At a “local level” there’s natural selection. And there are plenty of “chemical-reaction-equation-like” (and even “reaction-diffusion-equation-like”) models for relations between the “concentrations” of small numbers of species. And, yes, there are global “developmental constraints”, that I for example have studied quite extensively with the computational paradigm.

But somehow the Multicomputational Paradigm seems to have the potential to make global “structural” statements about things like the whole “space of species” (and even why there are lots of species at all) just on the basis of the pure “combinatorial structure” of biological processes. For example, one can imagine making a multicomputational model of “generalized evolutionary biology” in which the tokens are possible specific individual organisms, and the events are all their conceivable behaviors and interactions (e.g. two organisms mating in all possible ways to produce another). (An alternative approach would take the tokens to be genes.) The particular history of all life on Earth would correspond to sampling a particular path through this giant token-event graph of all possibilities. And in a sense the “fitness environment” would be encoded in the “reference frame” being used. The “biologist observer” might “coarse grain” the token-event graph by combining tokens that are considered to be the “same species”—potentially reducing the graph to some kind of phylogenetic tree. But the overall question is whether—much like in fundamental physics—the underlying multicomputational structure (as sampled by some class of observers) might inexorably imply certain “general emergent laws of biological evolution”. One might imagine that the layout of organisms in “evolutionary space” at a particular time could be defined from a slice of a causal graph. And perhaps there is an analog of general relativity that exists when the “fitness environment reference frames” are “computationally tame enough” relative to the computational process of evolution.

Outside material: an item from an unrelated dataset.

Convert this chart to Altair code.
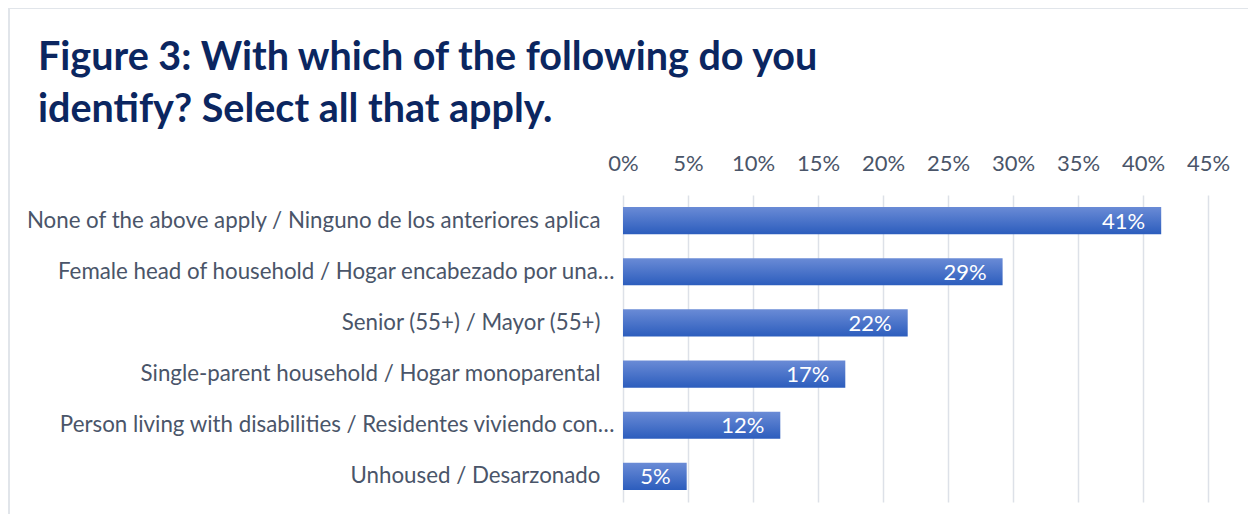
import altair as alt
import pandas as pd

categories = [
    "None of the above apply / Ninguno de los anteriores aplica",
    "Female head of household / Hogar encabezado por una…",
    "Senior (55+) / Mayor (55+)",
    "Single-parent household / Hogar monoparental",
    "Person living with disabilities / Residentes viviendo con…",
    "Unhoused / Desarzonado",
]
values = [0.414, 0.292, 0.219, 0.171, 0.121, 0.049]
value_labels = ["41%", "29%", "22%", "17%", "12%", "5%"]
tick_values = [0, 0.05, 0.10, 0.15, 0.20, 0.25, 0.30, 0.35, 0.40, 0.45]

df = pd.DataFrame({"category": categories, "value": values, "label": value_labels})

FONT = "Lato"
TEXT_COLOR = "#4a5569"

y_enc = alt.Y(
    "category:N",
    sort=categories,
    scale=alt.Scale(paddingInner=0.47, paddingOuter=0.235),
    axis=alt.Axis(
        title=None, domain=False, ticks=False, labelLimit=800,
        labelFont=FONT, labelFontSize=22.3, labelColor=TEXT_COLOR,
        labelPadding={"condition": {"test": "indexof(datum.label, '…') >= 0", "value": 9}, "value": 23},
    ),
)
x_enc = alt.X(
    "value:Q",
    scale=alt.Scale(domain=[0, 0.45], nice=False),
    axis=alt.Axis(
        orient="top", title=None, values=tick_values, format=".0%",
        domain=False, ticks=False, grid=True, gridColor="#dde1e8", gridWidth=1.5,
        labelFont=FONT, labelFontSize=22, labelColor=TEXT_COLOR, labelPadding=20,
        labelFlush=False, labelOverlap=False,
    ),
)

bars = alt.Chart(df).mark_bar(
    color=alt.Gradient(
        gradient="linear", x1=0, x2=0, y1=0, y2=1,
        stops=[alt.GradientStop(offset=0, color="#6a8bd6"),
               alt.GradientStop(offset=1, color="#2c5dbd")],
    )
).encode(x=x_enc, y=y_enc)

texts = alt.Chart(df).mark_text(
    align="right", baseline="middle", dx=-16, dy=1, color="white",
    font=FONT, fontSize=22,
).encode(x="value:Q", y=alt.Y("category:N", sort=categories), text="label:N")

border = alt.Chart(alt.Data(values=[{}])).mark_rect(
    fill=None, stroke="#e1e5ea", strokeWidth=2
).encode(
    x=alt.value(-614), x2=alt.value(700), y=alt.value(-187), y2=alt.value(400)
)

chart = alt.layer(border, bars, texts).properties(
    width=585,
    height=307,
    padding={"left": 615, "top": 187, "right": 40, "bottom": 12},
    autosize=alt.AutoSizeParams(type="none"),
    title=alt.TitleParams(
        text=["Figure 3: With which of the following do you", "identify? Select all that apply."],
        anchor="start", frame="group", dx=-585, dy=127,
        font=FONT, fontSize=39.5, fontWeight="bold", color="#0b2660", lineHeight=52,
    ),
).configure_view(stroke=None)

chart.save("out.html", embed_options={"renderer": "svg", "actions": False})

And maybe there are even analogs of the singularity theorems of general relativity, that would generically lead to the formation of event horizons—so that in some sense the distribution of species is like the distribution of black holes in a late-stage universe.

(There is a certain analogy with Metamathematics here too: different organisms are like different mathematical statements, and finding a “paleontological connection” between them is like finding proofs in mathematics. Sometimes a particular evolutionary path might end in an “extinction singularity” but often—like in mathematics—the path can be infinite, representing an infinite future of “evolutionary innovations”.)